Diocletian and Maximian retired in 304, after which their deputies descended into conflict. Constantine defeated his chief rival Maxentius at the Battle of Milvian Bridge (312). As Augustus of the West he shared power with Licinius in the East until 324, when he defeated Licinius and took sole power over the Empire. Constantine continued the reforms of Diocletian. Imperial court ceremony was made even more strict and exclusive. The senate was demoted to city council of Rome, while the central government's bureaucracy was increased. Masters of the Army, magistri militum, assured imperial control of the military forces. These were increased to 900,000 men, including an increasingly Germanized field army and marginally Romanized barbarian forces stationed along borders as federates (foederati). Provinces increased to 117 and dioceses to 14, all administrated by four civilian praetorian prefectures. Military and civil administration was separated for the first time. Constantine's Crown Council assumed the role of a cabinet. When he found decurions were trying to evade tax-collection by joining the civil bureaucracy, Constantine forbade it and made them a hereditary class.

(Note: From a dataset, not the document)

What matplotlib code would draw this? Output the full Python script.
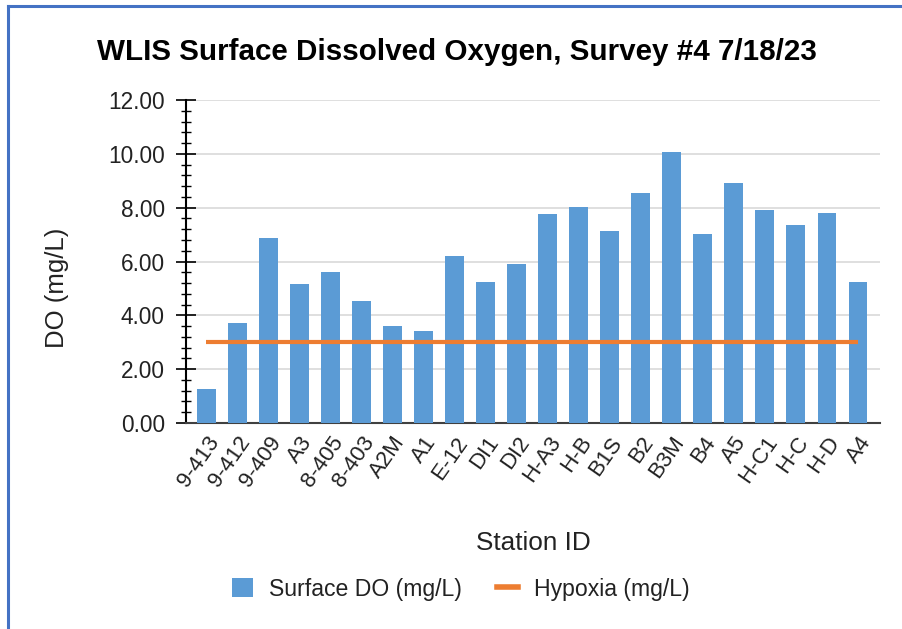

Constantine went beyond Diocletian in two ways. A) Extending previous rulers' eastern tendencies, Constantine established a new imperial capital for the East, on the Bosphorous remains of the town of Byzantium. With construction beginning in 325, Constantinople took six years to build. Constantine attracted rich senatorial families to settle there, established a senate, and implemented a corn dole to attract lower classes. B) Constantinople was also to be a new kind of Roman city: Christian. Immediately prior to the Battle of Milvian Bridge, Constantine received a vision he interpreted to be of Christian inspiration, and went on to win the battle. From then, he became a generous patron of Christianity and the Church. Whereas Diocletian had implemented a severe round of Christian persecutions, Constantine's Edict of Milan (313) legalized the religion as a corporate body.

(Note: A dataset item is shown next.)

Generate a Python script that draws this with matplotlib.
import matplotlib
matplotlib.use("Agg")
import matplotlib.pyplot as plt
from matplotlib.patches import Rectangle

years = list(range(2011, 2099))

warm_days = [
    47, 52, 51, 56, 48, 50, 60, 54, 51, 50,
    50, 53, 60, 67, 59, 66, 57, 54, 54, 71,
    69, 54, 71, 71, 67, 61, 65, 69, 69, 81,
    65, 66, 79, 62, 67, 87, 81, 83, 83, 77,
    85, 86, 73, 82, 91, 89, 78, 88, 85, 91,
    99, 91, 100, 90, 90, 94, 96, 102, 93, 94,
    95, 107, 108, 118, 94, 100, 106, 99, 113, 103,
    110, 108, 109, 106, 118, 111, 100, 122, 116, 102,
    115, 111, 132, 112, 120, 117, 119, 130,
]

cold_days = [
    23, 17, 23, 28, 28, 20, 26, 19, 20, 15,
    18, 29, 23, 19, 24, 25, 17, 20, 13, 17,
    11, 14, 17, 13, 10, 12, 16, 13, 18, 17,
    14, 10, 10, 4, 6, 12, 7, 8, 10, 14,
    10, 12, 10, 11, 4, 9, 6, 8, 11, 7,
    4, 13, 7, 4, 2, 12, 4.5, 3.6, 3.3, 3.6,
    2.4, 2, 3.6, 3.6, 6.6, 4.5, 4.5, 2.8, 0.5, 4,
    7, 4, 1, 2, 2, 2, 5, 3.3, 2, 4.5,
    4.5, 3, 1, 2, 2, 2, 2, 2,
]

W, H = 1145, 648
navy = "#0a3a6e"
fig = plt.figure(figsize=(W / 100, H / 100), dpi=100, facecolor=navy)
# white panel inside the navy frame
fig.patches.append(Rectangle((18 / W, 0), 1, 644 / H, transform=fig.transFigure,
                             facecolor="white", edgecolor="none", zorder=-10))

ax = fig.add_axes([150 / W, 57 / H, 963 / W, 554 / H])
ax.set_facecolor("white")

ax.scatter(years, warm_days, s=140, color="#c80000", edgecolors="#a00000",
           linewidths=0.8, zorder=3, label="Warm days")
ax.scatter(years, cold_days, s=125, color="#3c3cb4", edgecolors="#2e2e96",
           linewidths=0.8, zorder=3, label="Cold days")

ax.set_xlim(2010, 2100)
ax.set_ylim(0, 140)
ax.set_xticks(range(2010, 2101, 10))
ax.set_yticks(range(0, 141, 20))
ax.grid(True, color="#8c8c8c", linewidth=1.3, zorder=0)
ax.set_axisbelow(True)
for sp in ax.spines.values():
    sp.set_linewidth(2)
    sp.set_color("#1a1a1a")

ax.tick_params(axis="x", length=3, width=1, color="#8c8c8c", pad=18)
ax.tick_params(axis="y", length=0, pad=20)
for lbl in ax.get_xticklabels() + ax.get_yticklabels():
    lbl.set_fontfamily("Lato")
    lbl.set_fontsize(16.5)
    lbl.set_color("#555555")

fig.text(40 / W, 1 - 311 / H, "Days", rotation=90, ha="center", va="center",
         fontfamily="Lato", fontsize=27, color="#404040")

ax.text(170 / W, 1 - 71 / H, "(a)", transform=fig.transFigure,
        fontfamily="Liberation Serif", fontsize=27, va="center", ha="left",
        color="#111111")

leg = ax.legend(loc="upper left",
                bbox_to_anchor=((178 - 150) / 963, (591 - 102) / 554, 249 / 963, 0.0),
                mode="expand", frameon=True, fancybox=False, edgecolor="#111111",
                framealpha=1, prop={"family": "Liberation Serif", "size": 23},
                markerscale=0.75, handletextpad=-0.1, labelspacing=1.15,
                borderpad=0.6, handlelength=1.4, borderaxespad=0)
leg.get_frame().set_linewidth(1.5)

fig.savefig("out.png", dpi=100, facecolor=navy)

Though he did not make it the state religion, the Emperor took several measures to privilege Christianity: 1) He built several imposing churches in the empire's large cities, St. Peter's Basilica being an example. 2) He granted the church large agricultural tracts whose revenues supported church expansion. 3) As the church was known for charity, Constantine gave it access to imperial grain stores so it could be doled out. 4) The Church was allowed to receive legacies, and bequests of land to the corporate church soon made it the greatest Western landowner. 5) To increase the importance of bishops, Constantine allowed them to hold civil court, to which the general population could turn. 6) Decurions were allowed to escape their duties by joining the clergy. 7) Sunday became the official state holiday. These measures, along with the emperor's courting of converts and apologetic stance, allowed Christianity to transform from a small, persecuted group to being a vital part of the Roman state by the 330s, at which time Constantine stripped pagan temples of their agricultural land, as well as their precious metals. He also banned sacrifice, the core of pagan rituals. Constantine died in 337, undergoing a death-bed baptism.

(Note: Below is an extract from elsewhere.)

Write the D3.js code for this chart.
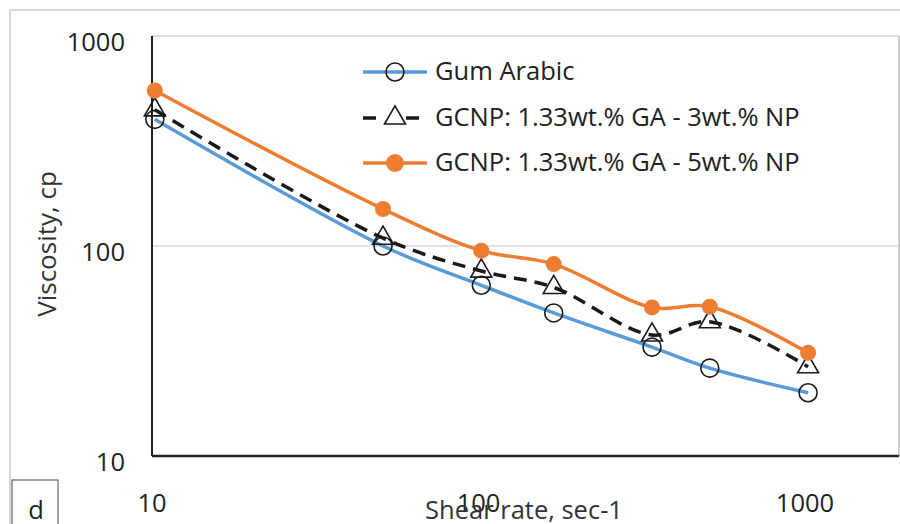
<!DOCTYPE html>
<html>
<head>
<meta charset="utf-8">
<script src="https://cdn.jsdelivr.net/npm/d3@7"></script>
<style>
  body { margin: 0; background: #fff; }
  svg { display: block; font-family: "Open Sans", sans-serif; }
</style>
</head>
<body>
<svg width="900" height="524"></svg>
<script>
var shearRates = [10.2, 51, 102, 170, 340, 511, 1022];
var gumArabic = [401, 100, 65, 48, 33, 26.2, 20];
var gcnp3 = [445, 109, 76, 63.5, 37.7, 43.6, 26.6];
var gcnp5 = [550, 150, 95, 82, 51, 51.4, 31];
var xTicks = [10, 100, 1000];
var yTicks = [10, 100, 1000];
var seriesNames = ['Gum Arabic', 'GCNP: 1.33wt.% GA - 3wt.% NP', 'GCNP: 1.33wt.% GA - 5wt.% NP'];

var svg = d3.select('svg');

var plotLeft = 152, plotRight = 899, plotTop = 36, plotBottom = 456;

var xScale = d3.scaleLog()
    .domain([10, 1000])
    .range([152, 805]);

var yScale = d3.scaleLog()
    .domain([10, 1000])
    .range([plotBottom, plotTop]);

// outer chart frame (cropped)
svg.append('line')
    .attr('x1', 10).attr('x2', 900).attr('y1', 10).attr('y2', 10)
    .style('stroke', '#d9d9d9').style('stroke-width', 2);
svg.append('line')
    .attr('x1', 10).attr('x2', 10).attr('y1', 10).attr('y2', 524)
    .style('stroke', '#d9d9d9').style('stroke-width', 2);

// gridlines
svg.selectAll('line.grid')
    .data(yTicks.slice(1))
    .enter()
    .append('line')
    .attr('class', 'grid')
    .attr('x1', plotLeft).attr('x2', plotRight)
    .attr('y1', function(d){ return yScale(d); })
    .attr('y2', function(d){ return yScale(d); })
    .style('stroke', '#d9d9d9').style('stroke-width', 1.5);

svg.append('line')
    .attr('x1', plotRight).attr('x2', plotRight).attr('y1', plotTop).attr('y2', plotBottom)
    .style('stroke', '#bfbfbf').style('stroke-width', 1.5);

// axes
svg.append('line')
    .attr('x1', plotLeft).attr('x2', plotLeft).attr('y1', plotTop).attr('y2', plotBottom)
    .style('stroke', '#222').style('stroke-width', 2);
svg.append('line')
    .attr('x1', plotLeft).attr('x2', plotRight).attr('y1', plotBottom).attr('y2', plotBottom)
    .style('stroke', '#222').style('stroke-width', 2.5);

svg.selectAll('text.ytick')
    .data(yTicks)
    .enter()
    .append('text')
    .attr('class', 'ytick')
    .attr('x', 125)
    .attr('y', function(d){ return yScale(d) + 15; })
    .attr('text-anchor', 'end')
    .style('font-size', '25.5px')
    .style('fill', '#222')
    .text(function(d){ return d; });

svg.selectAll('text.xtick')
    .data(xTicks)
    .enter()
    .append('text')
    .attr('class', 'xtick')
    .attr('x', function(d){ return xScale(d); })
    .attr('y', 512)
    .attr('text-anchor', 'middle')
    .style('font-size', '25.5px')
    .style('fill', '#222')
    .text(function(d){ return d; });

svg.append('text')
    .attr('x', 524).attr('y', 519)
    .attr('text-anchor', 'middle')
    .style('font-size', '25.5px')
    .style('fill', '#333')
    .text('Shear rate, sec-1');

svg.append('text')
    .attr('transform', 'translate(56,244)rotate(-90)')
    .attr('text-anchor', 'middle')
    .style('font-size', '26px')
    .style('fill', '#333')
    .text('Viscosity, cp');

// panel label
svg.append('rect')
    .attr('x', 12).attr('y', 480).attr('width', 46).attr('height', 50)
    .style('fill', 'none').style('stroke', '#444').style('stroke-width', 1);
svg.append('text')
    .attr('x', 36).attr('y', 519)
    .attr('text-anchor', 'middle')
    .style('font-size', '25.5px')
    .style('fill', '#222')
    .text('d');

// series
var line = d3.line()
    .x(function(d){ return xScale(d[0]); })
    .y(function(d){ return yScale(d[1]); })
    .curve(d3.curveCatmullRom.alpha(0.5));

function pairs(vals) {
    return shearRates.map(function(x, i){ return [x, vals[i]]; });
}

var tri = d3.symbol().type(d3.symbolTriangle).size(190);

// Gum Arabic
svg.append('path')
    .datum(pairs(gumArabic))
    .attr('d', line)
    .style('fill', 'none').style('stroke', '#5b9bd5').style('stroke-width', 3.5);
svg.selectAll('circle.ga')
    .data(pairs(gumArabic))
    .enter()
    .append('circle')
    .attr('class', 'ga')
    .attr('cx', function(d){ return xScale(d[0]); })
    .attr('cy', function(d){ return yScale(d[1]); })
    .attr('r', 9)
    .style('fill', 'none').style('stroke', '#1a1a1a').style('stroke-width', 1.6);

// 3 wt%
svg.append('path')
    .datum(pairs(gcnp3))
    .attr('d', line)
    .style('fill', 'none').style('stroke', '#1a1a1a').style('stroke-width', 3.5)
    .style('stroke-dasharray', '13,8');
svg.selectAll('path.tri')
    .data(pairs(gcnp3))
    .enter()
    .append('path')
    .attr('class', 'tri')
    .attr('transform', function(d){ return 'translate(' + xScale(d[0]) + ',' + yScale(d[1]) + ')'; })
    .attr('d', tri)
    .style('fill', 'none').style('stroke', '#1a1a1a').style('stroke-width', 1.6);

// 5 wt%
svg.append('path')
    .datum(pairs(gcnp5))
    .attr('d', line)
    .style('fill', 'none').style('stroke', '#ed7d31').style('stroke-width', 3.5);
svg.selectAll('circle.g5')
    .data(pairs(gcnp5))
    .enter()
    .append('circle')
    .attr('class', 'g5')
    .attr('cx', function(d){ return xScale(d[0]); })
    .attr('cy', function(d){ return yScale(d[1]); })
    .attr('r', 8)
    .style('fill', '#ed7d31');

// legend
var legendY = [72, 118, 163];
var lg = svg.append('g');

lg.append('line')
    .attr('x1', 363).attr('x2', 427).attr('y1', legendY[0]).attr('y2', legendY[0])
    .style('stroke', '#5b9bd5').style('stroke-width', 3.5);
lg.append('circle')
    .attr('cx', 395).attr('cy', legendY[0]).attr('r', 9)
    .style('fill', 'none').style('stroke', '#1a1a1a').style('stroke-width', 1.6);

lg.append('line')
    .attr('x1', 363).attr('x2', 427).attr('y1', legendY[1]).attr('y2', legendY[1])
    .style('stroke', '#1a1a1a').style('stroke-width', 3.5)
    .style('stroke-dasharray', '13,8,0,22,13');
lg.append('path')
    .attr('transform', 'translate(395,' + legendY[1] + ')')
    .attr('d', tri)
    .style('fill', 'none').style('stroke', '#1a1a1a').style('stroke-width', 1.6);

lg.append('line')
    .attr('x1', 363).attr('x2', 427).attr('y1', legendY[2]).attr('y2', legendY[2])
    .style('stroke', '#ed7d31').style('stroke-width', 3.5);
lg.append('circle')
    .attr('cx', 395).attr('cy', legendY[2]).attr('r', 9)
    .style('fill', '#ed7d31');

lg.selectAll('text')
    .data(seriesNames)
    .enter()
    .append('text')
    .attr('x', 435)
    .attr('y', function(d, i){ return legendY[i] + 8; })
    .style('font-size', '25.5px')
    .style('fill', '#222')
    .text(function(d){ return d; });
</script>
</body>
</html>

Diocletian and Constantine brought the metamorphosis in Roman state and society to its logical conclusion, given the previous trends and the Empire's perceived needs. Emperors became purposely secluded, orientalized leaders. Gone was any illusion of equality with the Senate, which was sidelined in terms of governing, consultative, and fiscal powers. Political and social hierarchies were made much more rigid, at least on paper. Along with evidencing the influence of long residence in Eastern areas of the Empire on the political thought of the Emperors, it is quite possible that this was done to elevate the emperors—who as Balkans or half-Germans might have felt insecure—beyond the level of being assassinated.